Изменить размер шрифта - +
Когда он какое-то время не появлялся, шлюхи жаловались на долгое отсутствие Головешки: он, как никто, мог оживить любой праздник.

Умелый и искусный мастер, в примитивной кузнице в Санта-Мариане, которая должна была обслуживать потребности фазенды — клеймить скот, подковывать верховых и вьючных животных, точить ножи, поддерживать в порядке рабочие инструменты: лопаты, мотыги, серпы, — он развлечения ради ковал ножи, кинжалы, колокольчики для сбруи, колечки в подарок знакомым, инструменты для кандомбле, которые он отправлял папаше Аролу: стрелу и лук Ошосси, абебе Ошум и Иеманжи, двойной топор Шанго. Полковник не скупился на похвалы ловкости и умению кузнеца, который был в своем роде художником. Тисау подарил фазендейру пару стремян, сработанных тонко и изысканно, — ценную вещицу.

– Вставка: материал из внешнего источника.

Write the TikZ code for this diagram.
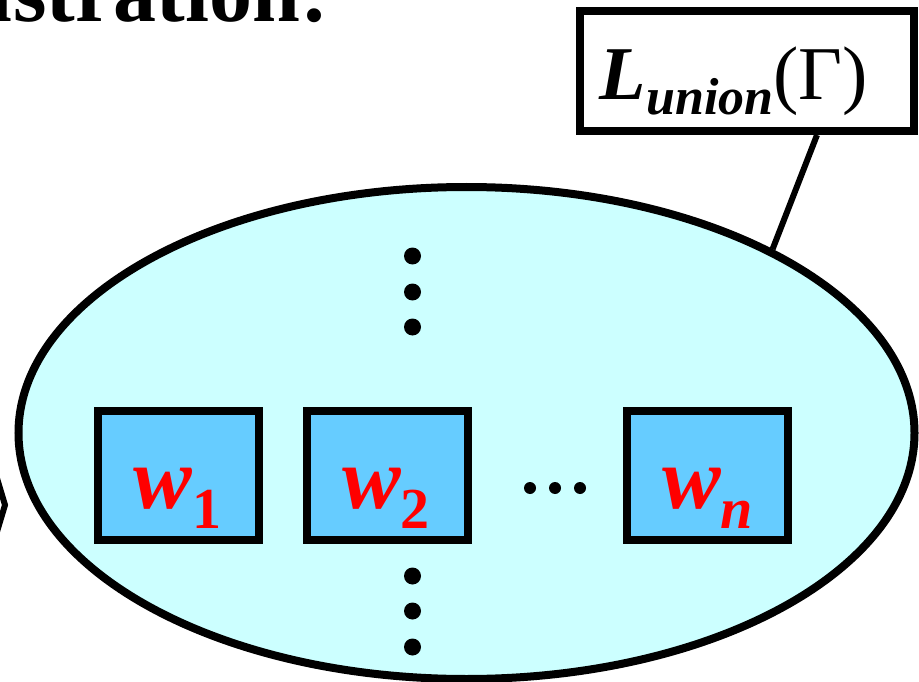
\documentclass[tikz,border=0pt]{standalone}
\usepackage{fontspec}
\setmainfont{Liberation Serif}[
  BoldFont={Liberation Serif Bold},
  ItalicFont={Liberation Serif Italic},
  BoldItalicFont={Liberation Serif Bold Italic}]
\usetikzlibrary{shapes.geometric,calc}
\definecolor{setfill}{HTML}{CCFFFF}
\definecolor{wordfill}{HTML}{66CCFF}
\definecolor{wordred}{HTML}{FF0000}
\tikzset{
  setellipse/.style={ellipse, draw=black, fill=setfill, line width=8pt,
    minimum width=896pt, minimum height=492pt, inner sep=0pt},
  wordbox/.style={rectangle, draw=black, fill=wordfill, line width=8pt,
    minimum width=161pt, minimum height=129pt, inner sep=0pt},
  wordtext/.style={anchor=base, inner sep=0pt, text=wordred,
    font=\fontsize{88}{88}\selectfont\bfseries\itshape},
  labelbox/.style={rectangle, draw=black, fill=white, line width=8pt,
    minimum width=334pt, minimum height=120pt, inner sep=0pt},
  bigdot/.style={circle, fill=black, inner sep=0pt, minimum size=17pt},
  smalldot/.style={circle, fill=black, inner sep=0pt, minimum size=12pt},
}
\newcommand{\wsub}[1]{\raisebox{-20pt}{\fontsize{58}{58}\selectfont #1}}
\begin{document}
\begin{tikzpicture}[x=1pt, y=-1pt]
  \useasboundingbox (0,0) rectangle (919,682);
  \clip (0,0) rectangle (919,682);

  % heading, partly outside the frame
  \node[anchor=base east, inner sep=0pt, font=\fontsize{86}{86}\selectfont\bfseries]
    (head) at (329,22) {ustration:};

  % incoming arrow tip at the left edge
  \coordinate (tipA) at (-4,475);
  \coordinate (tipB) at (5,505);
  \coordinate (tipC) at (-4,535);
  \draw[line width=6pt, line join=miter] (tipA) -- (tipB) -- (tipC);

  % the set
  \node[setellipse] (ell) at (466.5,433) {};

  % vertical ellipsis above and below
  \node[bigdot] (da1) at (412.5,256) {};
  \node[bigdot] (da2) at (412.5,292) {};
  \node[bigdot] (da3) at (412.5,327) {};
  \node[bigdot] (db1) at (412.5,576) {};
  \node[bigdot] (db2) at (412.5,611) {};
  \node[bigdot] (db3) at (412.5,647) {};

  % words
  \node[wordbox] (w1) at (178.5,475.5) {};
  \node[wordbox] (w2) at (387,475.5) {};
  \node[wordbox] (wn) at (707,475.5) {};
  \node[wordtext] (t1) at (177.5,508) {w\wsub{\upshape 1}};
  \node[wordtext] (t2) at (386,508) {w\wsub{\upshape 2}};
  \node[wordtext] (tn) at (707.5,508) {w\wsub{n}};

  % horizontal ellipsis
  \node[smalldot] (h1) at (530,488) {};
  \node[smalldot] (h2) at (555,488) {};
  \node[smalldot] (h3) at (580,488) {};

  % label of the set
  \node[labelbox] (lbl) at (747,71) {};
  \node[anchor=base, inner sep=0pt] (ltext) at (734,100)
    {{\fontsize{76}{76}\selectfont\bfseries\itshape L}\raisebox{-15pt}{\fontsize{52}{52}\selectfont\bfseries\itshape union}{\fontsize{76}{76}\selectfont (Γ)}};
  \draw[line width=6pt] ([xshift=70pt]lbl.south) -- (ell.31.5);
\end{tikzpicture}
\end{document}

Хороший человек этот полковник Робуштиану де Араужу. Богатый и могущественный, он не щеголял своим благородством, не смотрел свысока, с презрением, на работников. Но при всем том мечтой Каштора было открыть кузницу в одном из новых селений и работать на себя, а не на хозяина, каким бы хорошим он ни был.

 

С помощью Короки Тисау вырывает коренной зуб у любовницы Мануэла Бернардеша, известного как отличный стрелок

 

 

Душераздирающие крики внезапно перекрыли обычный вечерний шум огромной стоянки, в которую превратилась Большая Засада. Они доносились издалека, нарастая, — отчаянные стоны боли. Кто-то умолял о помощи — похоже, речь шла о жизни и смерти. Гармонь замолчала в руках Педру Цыгана, который бродил без руля и ветрил, куда Бог пошлет, занимаясь всем подряд и ничем конкретно. Неутомимые танцоры прервали свой хоровод, погонщики и работники проснулись, вскочили и вышли поглядеть, что происходит. Лежавший рядом с Корокой на походной койке Каштор приподнялся, насторожившись.

— Будто кого-то режут, — сказала проститутка.

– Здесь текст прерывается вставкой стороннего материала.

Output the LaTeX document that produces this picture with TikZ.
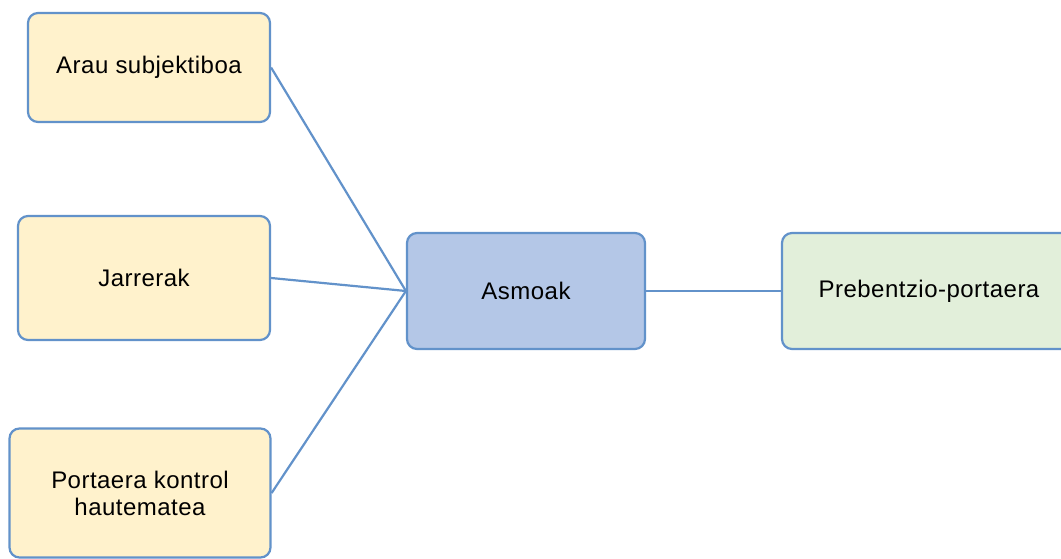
\documentclass[tikz,border=0pt]{standalone}
\usepackage{fontspec}
\setmainfont{Liberation Sans}[LetterSpace=2]
\definecolor{edgeblue}{RGB}{98,146,202}
\definecolor{factorfill}{RGB}{255,242,204}
\definecolor{intentfill}{RGB}{180,199,231}
\definecolor{behavefill}{RGB}{226,239,218}
\begin{document}
\begin{tikzpicture}[x=1pt,y=-1pt,
  box/.style={draw=edgeblue, line width=2.2pt, rounded corners=10pt, align=center,
    inner sep=0pt, font=\fontsize{24}{27}\selectfont},
  link/.style={draw=edgeblue, line width=2.2pt}]
\clip (0,0) rectangle (1061,559);
\node[box, fill=factorfill, minimum width=242, minimum height=109] (arau) at (149,67.5) {Arau subjektiboa};
\node[box, fill=factorfill, minimum width=252, minimum height=124] (jarrerak) at (144,278) {Jarrerak};
\node[box, fill=factorfill, minimum width=261, minimum height=129] (kontrol) at (140,493) {Portaera kontrol\\hautematea};
\node[box, fill=intentfill, minimum width=238, minimum height=116] (asmoak) at (526,291) {Asmoak};
\node[box, fill=behavefill, minimum width=294, minimum height=116] (prebentzio) at (929,291) {Prebentzio-portaera};
\draw[link] (arau.east) -- (asmoak.west);
\draw[link] (jarrerak.east) -- (asmoak.west);
\draw[link] (kontrol.east) -- (asmoak.west);
\draw[link] (asmoak.east) -- (prebentzio.west);
\end{tikzpicture}
\end{document}
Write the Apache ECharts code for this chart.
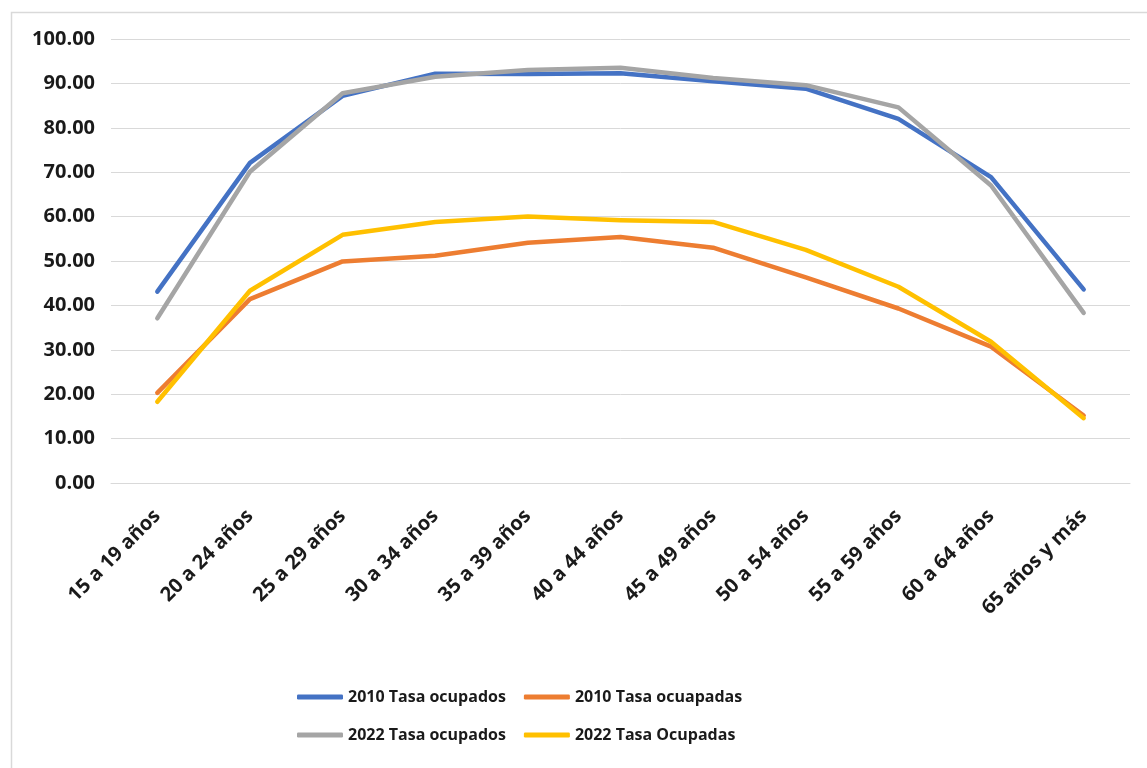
<!DOCTYPE html>
<html>
<head>
<meta charset="utf-8">
<script src="https://cdn.jsdelivr.net/npm/echarts@6/dist/echarts.min.js"></script>
<style>
html,body{margin:0;padding:0;background:#fff;}
#c{width:1147px;height:768px;}
</style>
</head>
<body>
<div id="c"></div>
<script>
const categories = ['15 a 19 años','20 a 24 años','25 a 29 años','30 a 34 años','35 a 39 años','40 a 44 años','45 a 49 años','50 a 54 años','55 a 59 años','60 a 64 años','65 años y más'];
const ocupados2010 = [43.1, 72.1, 87.2, 92.2, 92.1, 92.3, 90.5, 88.8, 82.0, 68.9, 43.6];
const ocupadas2010 = [20.3, 41.4, 49.9, 51.2, 54.1, 55.4, 53.0, 46.3, 39.3, 30.7, 15.2];
const ocupados2022 = [37.1, 70.1, 87.8, 91.5, 93.0, 93.5, 91.2, 89.6, 84.6, 67.0, 38.3];
const ocupadas2022 = [18.3, 43.3, 55.9, 58.8, 60.0, 59.2, 58.8, 52.5, 44.2, 31.8, 14.6];
const seriesNames = ['2010 Tasa ocupados','2010 Tasa ocuapadas','2022 Tasa ocupados','2022 Tasa Ocupadas'];
const seriesColors = ['#4472C4','#ED7D31','#A5A5A5','#FFC000'];
const seriesData = [ocupados2010, ocupadas2010, ocupados2022, ocupadas2022];

const FONT = '"Open Sans", sans-serif';
const legendBase = {
  padding: 0,
  itemWidth: 46, itemHeight: 5, itemGap: 18,
  icon: 'roundRect',
  textStyle: {fontFamily: FONT, fontWeight: 'bold', fontSize: 16, color: '#1a1a1a'}
};
const chart = echarts.init(document.getElementById('c'), null, {renderer:'canvas'});
chart.setOption({
  animation: false,
  backgroundColor: '#fff',
  graphic: [{
    type: 'rect', left: 9, top: 10, shape: {width: 1160, height: 780},
    style: {fill: 'none', stroke: '#d9d9d9', lineWidth: 1.5}, silent: true
  }],
  grid: {left: 111, right: 17, top: 39, bottom: 285, containLabel: false},
  legend: [
    Object.assign({left: 297, top: 689, data: seriesNames.slice(0, 2)}, legendBase),
    Object.assign({left: 297, top: 727, data: seriesNames.slice(2, 4)}, legendBase)
  ],
  xAxis: {
    type: 'category', data: categories, boundaryGap: true,
    axisLine: {show: true, lineStyle: {color: '#d9d9d9', width: 1}},
    axisTick: {show: false},
    axisLabel: {rotate: 45, margin: 30, interval: 0, fontFamily: FONT, fontWeight: 'bold', fontSize: 20, color: '#1a1a1a'}
  },
  yAxis: {
    type: 'value', min: 0, max: 100, interval: 10,
    axisLine: {show: false}, axisTick: {show: false},
    splitLine: {lineStyle: {color: '#d9d9d9', width: 1}},
    axisLabel: {margin: 16, fontFamily: FONT, fontWeight: 'bold', fontSize: 20, color: '#1a1a1a',
      formatter: v => v.toFixed(2)}
  },
  series: seriesNames.map((n, i) => ({
    name: n, type: 'line', data: seriesData[i],
    showSymbol: false, symbol: 'none',
    lineStyle: {color: seriesColors[i], width: 4.5, cap: 'round', join: 'round'},
    itemStyle: {color: seriesColors[i]}
  }))
});
</script>
</body>
</html>
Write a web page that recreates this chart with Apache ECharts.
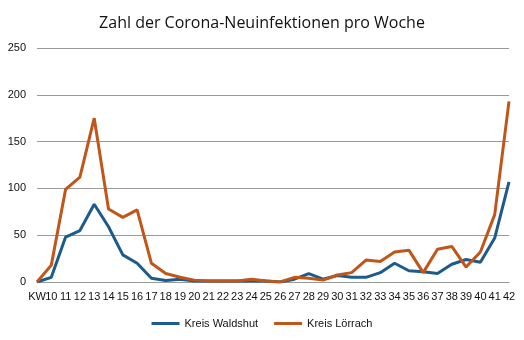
<!DOCTYPE html>
<html><head><meta charset="utf-8">
<script src="https://cdn.jsdelivr.net/npm/echarts@6/dist/echarts.min.js"></script>
<style>html,body{margin:0;padding:0;background:#fff}#c{width:524px;height:340px}</style>
</head><body><div id="c"></div>
<script>
const categories = ["KW","10","11","12","13","14","15","16","17","18","19","20","21","22","23","24","25","26","27","28","29","30","31","32","33","34","35","36","37","38","39","40","41","42"];
const waldshut = [0,5,48,55,83,59,29,20,4,1.5,3,1,1,1,1,1,1,0,3,9,3,7,5,5,10,20,12,11,9,19,24,21,47,107];
const loerrach = [0,18,99,112,175,78,69,77,20,9,5,2,1,1,1,3,1,0,5,4,2,7.5,10,23.5,22,32,34,10,35,38,16,32,72,193];
const yTicks = [0,50,100,150,200,250];

const chart = echarts.init(document.getElementById('c'));
const font = "'Open Sans', sans-serif";
const axisFont = "'Liberation Sans', Arial, sans-serif";
chart.setOption({
  animation:false,
  title:{text:"Zahl der Corona-Neuinfektionen pro Woche",left:'center',top:10,
    textStyle:{fontFamily:font,fontSize:16,fontWeight:'normal',color:'#111'}},
  grid:{left:37,right:15,top:48,bottom:58},
  legend:{bottom:6,left:'center',itemWidth:28,itemHeight:3,itemGap:16,icon:'rect',
    textStyle:{fontFamily:axisFont,fontSize:11,color:'#111'},
    data:['Kreis Waldshut','Kreis Lörrach']},
  xAxis:{type:'category',data:categories,boundaryGap:false,
    axisLine:{lineStyle:{color:'#999'}},axisTick:{show:false},
    axisLabel:{interval:0,fontFamily:axisFont,fontSize:11,color:'#111',margin:9}},
  yAxis:{type:'value',min:yTicks[0],max:yTicks[yTicks.length-1],interval:50,
    axisLine:{show:false},axisTick:{show:false},
    splitLine:{lineStyle:{color:'#9a9a9a'}},
    axisLabel:{fontFamily:axisFont,fontSize:11,color:'#111',margin:11}},
  series:[
    {name:'Kreis Waldshut',type:'line',data:waldshut,symbol:'none',
      lineStyle:{width:3,color:'#1d5b8c'},itemStyle:{color:'#1d5b8c'}},
    {name:'Kreis Lörrach',type:'line',data:loerrach,symbol:'none',
      lineStyle:{width:3,color:'#c0561a'},itemStyle:{color:'#c0561a'}}
  ]
});
</script></body></html>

— Я посмотрю, — ответил негр, натягивая штаны. — Сейчас вернусь.

— Я тоже пойду. — Корока прислушалась. — Это плач женщины.

Вокруг Большой Засады ходили легенды об опасности и жестокости — ведь не зря это место так назвали, — хотя за последнее время не было ни одной новости о произошедшей там крупной стычке. От случая к случаю звучал выстрел, сверкал нож, бывали и драки над засаленной колодой карт. Двумя днями раньше два наемника едва не прикончили друг друга в поножовщине, решая, с кем из них проведет ночь Бернарда; пролилась кровь, но до убийства не дошло — пустячный инцидент. Тем не менее жители и приезжие обеспокоились, услышав крики боли, душераздирающие призывы о помощи.

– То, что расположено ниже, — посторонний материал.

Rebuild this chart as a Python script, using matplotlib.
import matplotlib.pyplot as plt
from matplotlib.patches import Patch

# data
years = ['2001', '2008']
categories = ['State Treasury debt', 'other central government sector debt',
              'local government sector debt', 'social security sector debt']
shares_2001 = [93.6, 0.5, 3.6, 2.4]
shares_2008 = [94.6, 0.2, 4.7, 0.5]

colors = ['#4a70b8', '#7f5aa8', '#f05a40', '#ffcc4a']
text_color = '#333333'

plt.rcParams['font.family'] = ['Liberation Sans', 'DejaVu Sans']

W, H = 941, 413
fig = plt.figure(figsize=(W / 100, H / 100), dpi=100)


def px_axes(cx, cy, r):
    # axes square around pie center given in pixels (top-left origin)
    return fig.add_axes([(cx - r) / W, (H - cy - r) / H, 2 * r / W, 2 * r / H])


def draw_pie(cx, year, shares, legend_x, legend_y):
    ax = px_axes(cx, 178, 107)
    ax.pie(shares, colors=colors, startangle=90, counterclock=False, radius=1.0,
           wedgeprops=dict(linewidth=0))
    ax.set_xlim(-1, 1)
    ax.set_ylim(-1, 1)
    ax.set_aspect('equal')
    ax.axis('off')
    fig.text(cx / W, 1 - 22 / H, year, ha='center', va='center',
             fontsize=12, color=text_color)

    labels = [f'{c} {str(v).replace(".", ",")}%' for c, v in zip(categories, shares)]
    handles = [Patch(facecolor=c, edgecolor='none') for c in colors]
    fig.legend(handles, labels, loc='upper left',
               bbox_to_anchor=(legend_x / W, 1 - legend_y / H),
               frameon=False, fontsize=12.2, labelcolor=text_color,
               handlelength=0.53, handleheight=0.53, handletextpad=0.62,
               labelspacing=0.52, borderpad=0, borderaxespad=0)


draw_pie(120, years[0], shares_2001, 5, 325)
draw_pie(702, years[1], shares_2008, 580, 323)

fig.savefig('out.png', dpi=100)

Три фигуры появились за сараем, где хранилось сухое какао с фазенды Санта-Мариана, — там отдыхали погонщики, которые его привезли, и жагунсо, которые его охраняли. Корока и Каштор смогли различить при свете полной луны еще молодую женщину, темную мулатку с густыми курчавыми волосами. Видная бабенка, если бы не такая измученная, рукой она прикрывала пол-лица и стонала без остановки. С ней был худой мужчина, уже немолодой сарара, и старуха. Корока пошла навстречу путникам: ничего серьезного, просто больная по дороге в Итабуну в поисках помощи. Не похоже, чтобы она была совсем плоха, раз шла своими ногами, а не за спиной в гамаке, как положено умирающей. Послышался издевательский смешок проститутки:

— И столько шума из-за зуба? Будить народ из-за такого пустяка? Просто наглость какая-то!

Мрачная и разъяренная, старуха за словом в карман не полезла:

— Я бы хотела на вас посмотреть, если бы с вами такое творилось, уважаемая. Уже три дня как бедняжка только и делает, что страдает без продыха. Это началось позавчера, и все болит и болит, все хуже и хуже. Нет покоя несчастной.

Она заговорила громче, чтобы ее услышали набежавшие зеваки.